Improving Local Training in Federated Learning via Temperature Scaling
Kichang Lee, Pei Zhang, Songkuk Kim, JeongGil Ko
TL;DR
This paper tackles the slow convergence of federated learning under non-i.i.d. data by introducing FLex\&Chill, which applies logit chilling through a low softmax temperature $T<1$ during local training. The authors provide theoretical convergence analysis showing gradient amplification with $T<1$ and a bound $\mathbb{E}[F(w^{(t+1)})-F(w^*)] \le (1-\frac{\eta\mu}{T})\mathbb{E}[F(w^{(t)})-F(w^*)] + \frac{L\eta^2\sigma^2}{2T^2}$, alongside extensive empirical results across FEMNIST, CIFAR10, and CIFAR100 demonstrating up to $6\times$ faster convergence and up to $3.37\%$ improvement in inference accuracy.
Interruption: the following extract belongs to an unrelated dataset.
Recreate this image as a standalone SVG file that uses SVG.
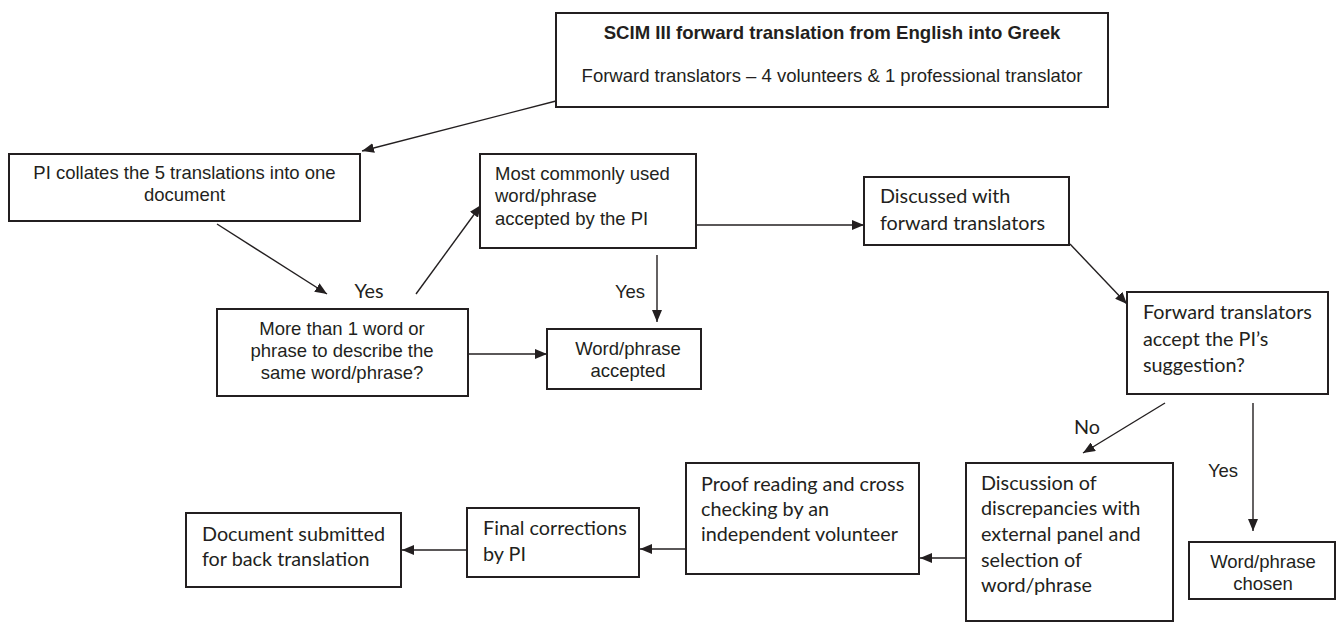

FLex\&Chill is model- and dataset-agnostic, orthogonal to FedProx, SCAFFOLD, and FedBN, and is supported by analyses of gradient norms, CKA-based feature-space similarity, and calibration. The work shows that training-time temperature control can robustly accelerate FL in heterogeneous data environments and provides open-source tooling to enable adoption and further exploration.
Abstract
Federated learning is inherently hampered by data heterogeneity: non-i.i.d. training data over local clients. We propose a novel model training approach for federated learning, FLex&Chill, which exploits the Logit Chilling method. Through extensive evaluations, we demonstrate that, in the presence of non-i.i.d. data characteristics inherent in federated learning systems, this approach can expedite model convergence and improve inference accuracy. Quantitatively, from our experiments, we observe up to 6X improvement in the global federated learning model convergence time, and up to 3.37% improvement in inference accuracy.